Dan Ibnu Rusyd (new) ahli hukum telah mengaitkan dengan perkataan umar bin Khattab, bahwa Umar tidak bermaksud bahwa Rasulullah tidak menafsirkan atau tidak menjelaskan  maksud ayat riba, melainkan bermaksud bahwasanya Rasulullah belum mengeneralisasi semua bentuk riba dengan Nash tersebut(dalil Al-Qur'an). 

Hasil yang diketahui bahwa Rasulullah telah banyak men-nash-kan tentang bentuk riba dan apa yang belum di-nash-kan dari bentuk riba. Maka sesungguhnya Rasulullah telah menyempurnakan pengertian Riba melalui bentuk-bentuk dalil syar'i(Al-Qur'an dan Al hadits) dan menjelaskan bentuk bentuk riba. Dan Rasulullah tidak wafat kecuali ia telah menyempurnakan agama Islam, dan setelah menjelaskan apapun yang butuh dijelaskan bagi kaum muslimin. 

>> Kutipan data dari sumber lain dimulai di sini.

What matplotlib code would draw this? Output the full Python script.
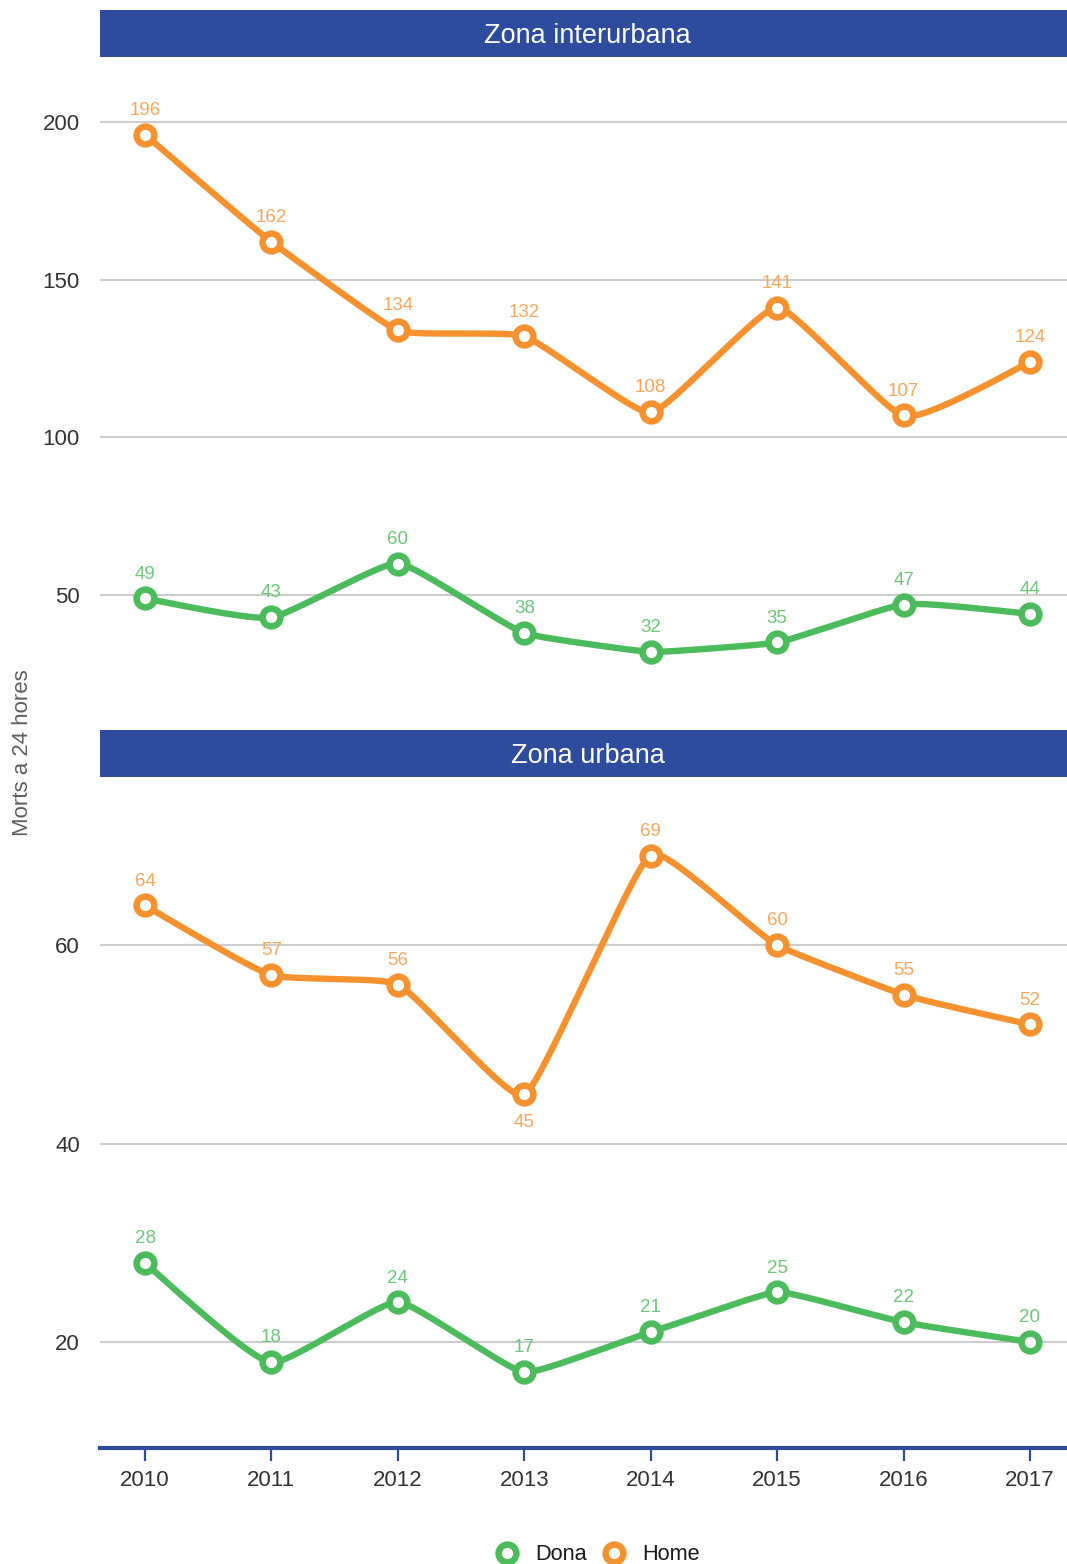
import numpy as np
import matplotlib
matplotlib.use("Agg")
import matplotlib.pyplot as plt
from matplotlib.lines import Line2D

plt.rcParams["font.family"] = ["Liberation Sans", "DejaVu Sans"]

# ---- data -------------------------------------------------------------
years = [2010, 2011, 2012, 2013, 2014, 2015, 2016, 2017]

interurbana_dona = [49, 43, 60, 38, 32, 35, 47, 44]
interurbana_home = [196, 162, 134, 132, 108, 141, 107, 124]
urbana_dona = [28, 18, 24, 17, 21, 25, 22, 20]
urbana_home = [64, 57, 56, 45, 69, 60, 55, 52]

zones = ["Zona interurbana", "Zona urbana"]
series_names = ["Dona", "Home"]
interurbana_ticks = [50, 100, 150, 200]
urbana_ticks = [20, 40, 60]
y_label = "Morts a 24 hores"

# ---- style ------------------------------------------------------------
W, H = 1067, 1564
C_DONA, C_HOME = "#4CBB5C", "#F5922F"
C_DONA_TXT, C_HOME_TXT = "#6CC779", "#F7A65D"
STRIP = "#2D4C9E"
GRID = "#CDCDCD"
TICK_TXT = "#333333"
MS, MEW = 12.8, 4.7
LW = 4.6


def xspline(xs, ys, shape=-0.35, steps=80):
    """Open X-spline (Blanc & Schlick) with repeated end points."""
    n = len(xs)
    pts = np.column_stack([xs, ys]).astype(float)
    s = np.array([0.0] + [shape] * (n - 2) + [0.0])

    def f_blend(num, den):
        p = 2 * den * den
        u = num / den
        return u ** 3 * (10 - p + (2 * p - 15) * u + (6 - p) * u * u)

    def g_blend(u, q):
        return u * (q + u * (2 * q + u * (10 - q + u * (2 * q - 15 + u * (6 - q)))))

    def h_blend(u, q):
        u2 = u * u
        return u * (q + u * (2 * q + u2 * (-2 * q - u * q)))

    def segment(i0, i1, i2, i3):
        s1, s2 = s[i1], s[i2]
        out = []
        for t in np.linspace(0.0, 1.0, steps, endpoint=False):
            if s1 < 0:
                a0, a2 = h_blend(-t, -s1), g_blend(t, -s1)
            else:
                a0 = f_blend(t - s1, -1 - s1) if t < s1 else 0.0
                a2 = f_blend(t + s1, 1 + s1)
            if s2 < 0:
                a1, a3 = g_blend(1 - t, -s2), h_blend(t - 1, -s2)
            else:
                a1 = f_blend(t - 1 - s2, -1 - s2)
                a3 = f_blend(t - 1 + s2, 1 + s2) if t > 1 - s2 else 0.0
            w = np.array([a0, a1, a2, a3])
            out.append(w @ pts[[i0, i1, i2, i3]] / w.sum())
        return out

    curve = []
    idx = [0] + list(range(n)) + [n - 1]
    for k in range(n - 1):
        curve += segment(idx[k], idx[k + 1], idx[k + 2], idx[k + 3])
    curve.append(pts[-1])
    curve = np.array(curve)
    return curve[:, 0], curve[:, 1]


fig = plt.figure(figsize=(W / 100, H / 100), dpi=100)


def px_axes(left, top, right, bottom):
    return fig.add_axes([left / W, 1 - bottom / H, (right - left) / W, (bottom - top) / H])


panels = [
    dict(title=zones[0], dona=interurbana_dona, home=interurbana_home,
         ticks=interurbana_ticks, strip=(10, 57), box=(57, 728), ylim=(7.85, 220.6)),
    dict(title=zones[1], dona=urbana_dona, home=urbana_home,
         ticks=urbana_ticks, strip=(730, 777), box=(777, 1448), ylim=(9.32, 76.93)),
]
below_labels = {(zones[1], "Home", 2013)}

XL, XR = 100, 1075
xlim = (2009.644, 2017.356)

for i, pnl in enumerate(panels):
    ax = px_axes(XL, pnl["box"][0], XR, pnl["box"][1])
    ax.set_xlim(*xlim)
    ax.set_ylim(*pnl["ylim"])
    ax.set_yticks(pnl["ticks"])
    ax.set_yticklabels([str(t) for t in pnl["ticks"]])
    ax.grid(axis="y", color=GRID, lw=1.5)
    ax.set_axisbelow(True)
    ax.tick_params(axis="y", length=0, pad=14.5, labelsize=16, labelcolor=TICK_TXT)
    for sp in ax.spines.values():
        sp.set_visible(False)

    for name, vals, col, tcol in [("Dona", pnl["dona"], C_DONA, C_DONA_TXT),
                                  ("Home", pnl["home"], C_HOME, C_HOME_TXT)]:
        sx, sy = xspline(years, vals)
        ax.plot(sx, sy, color=col, lw=LW, solid_capstyle="round", zorder=3)
        ax.plot(years, vals, ls="none", marker="o", ms=MS, mew=MEW,
                mec=col, mfc="white", zorder=4)
        for x, v in zip(years, vals):
            dy = -20.5 if (pnl["title"], name, x) in below_labels else 17.4
            ax.annotate(str(v), (x, v), xytext=(0, dy), textcoords="offset points",
                        ha="center", va="center", fontsize=13.5, color=tcol, zorder=5)

    if i == len(panels) - 1:
        ax.set_xticks(years)
        ax.set_xticklabels([str(y) for y in years])
        ax.spines["bottom"].set_visible(True)
        ax.spines["bottom"].set_color(STRIP)
        ax.spines["bottom"].set_linewidth(3)
        ax.tick_params(axis="x", length=9.5, width=1.6, color=STRIP, pad=6,
                       labelsize=16, labelcolor=TICK_TXT)
    else:
        ax.set_xticks([])

    # facet strip
    sax = px_axes(XL, pnl["strip"][0], XR, pnl["strip"][1])
    sax.set_facecolor(STRIP)
    sax.set_xticks([])
    sax.set_yticks([])
    for sp in sax.spines.values():
        sp.set_visible(False)
    sax.text(0.5, 0.44, pnl["title"], transform=sax.transAxes, ha="center",
             va="center", color="white", fontsize=19.5)

fig.text(23 / W, 1 - 753 / H, y_label, rotation=90, ha="center", va="center",
         fontsize=16, color="#5F5F5F")

handles = [Line2D([], [], ls="none", marker="o", ms=MS, mew=MEW, mec=c, mfc="white")
           for c in (C_DONA, C_HOME)]
fig.legend(handles, series_names, loc="center", bbox_to_anchor=(598 / W, 1 - 1555 / H),
           ncol=2, frameon=False, fontsize=15.7, handlelength=1.0, handletextpad=0.78,
           columnspacing=0.75, labelcolor="#1A1A1A")

fig.savefig("out.png", dpi=100)
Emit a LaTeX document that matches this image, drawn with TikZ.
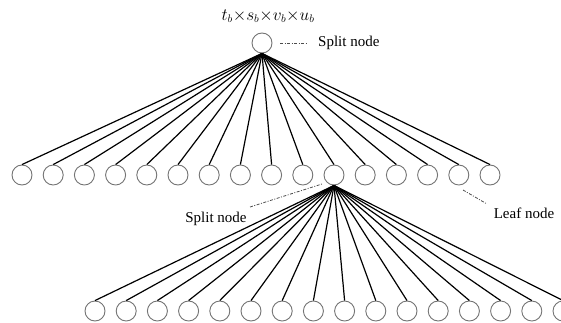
\documentclass[tikz,border=0pt]{standalone}
\usepackage{fontspec}
\setmainfont{Liberation Serif}
\begin{document}
\begin{tikzpicture}[x=1pt,y=-1pt,
  leafc/.style={circle,draw=black!55,line width=0.9pt,minimum size=20pt,inner sep=0pt},
  edge/.style={line width=1.2pt,black},
  callout/.style={line width=0.8pt,black!70,dash pattern=on 3pt off 1.5pt on 1pt off 1.5pt},
  lbl/.style={font=\fontsize{15}{17}\selectfont,inner sep=0pt}]
\useasboundingbox (0,0) rectangle (561,323);
\clip (0,0) rectangle (561,323);
\node[leafc] (root) at (262,43) {};
\node[inner sep=0pt,font=\fontsize{16}{18}\selectfont] (rlab) at (268,16) {$t_b{\times}s_b{\times}v_b{\times}u_b$};
\node[lbl,anchor=west] (sp1) at (318,43) {Split node};
\coordinate (sp1a) at (280,43);
\coordinate (sp1b) at (307,43);
\draw[callout] (sp1a) -- (sp1b);
\foreach \i in {0,...,15} {
  \node[leafc] (a\i) at ({22+31.2*\i},175) {};
  \draw[edge] (root.south) -- (a\i.north);
}
\foreach \i in {0,...,15} {
  \node[leafc] (b\i) at ({95+31.2*\i},311) {};
  \draw[edge] (a10.south) -- (b\i.north);
}
\node[lbl] (sp2) at (216,219) {Split node};
\coordinate (sp2a) at (250,207);
\coordinate (sp2b) at (322,184);
\draw[callout] (sp2a) -- (sp2b);
\node[lbl] (lf) at (524,213) {Leaf node};
\coordinate (lfa) at (463,190);
\coordinate (lfb) at (487,204);
\draw[callout] (lfa) -- (lfb);
\end{tikzpicture}
\end{document}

وقال تعالى : ....ٱلۡیَوۡمَ أَكۡمَلۡتُ لَكُمۡ دِینَكُمۡ وَأَتۡمَمۡتُ عَلَیۡكُمۡ نِعۡمَتِی وَرَضِیتُ لَكُمُ ٱلۡإِسۡلَـٰمَ دِینࣰاۚ فَمَنِ ٱضۡطُرَّ فِی مَخۡمَصَةٍ غَیۡرَ مُتَجَانِفࣲ لِّإِثۡمࣲ فَإِنَّ ٱللَّهَ غَفُورࣱ رَّحِیمࣱ }
[Surat Al-Ma'idah: 3]

Lalu ahli hukum melanjutkan perkataannya: Dan dari perkataan Umar yang mendukung/menunjukan apa yang telah kita tafsirkan, perkataan Umar bin Khattab RA : 

إنكم تزعمون أنا نعلم أبواب الربا، ولأن أكون أعلمها أحب إلي من أن يكون لي مثل مصر وكورها

Artinya: sesungguhnya kalian mengira kami mengetahui pintu pintu riba, dan jika itu terjadi maka mengetahuinya lebih aku sukai daripada aku memiliki Mesir dan Sekelilingnya.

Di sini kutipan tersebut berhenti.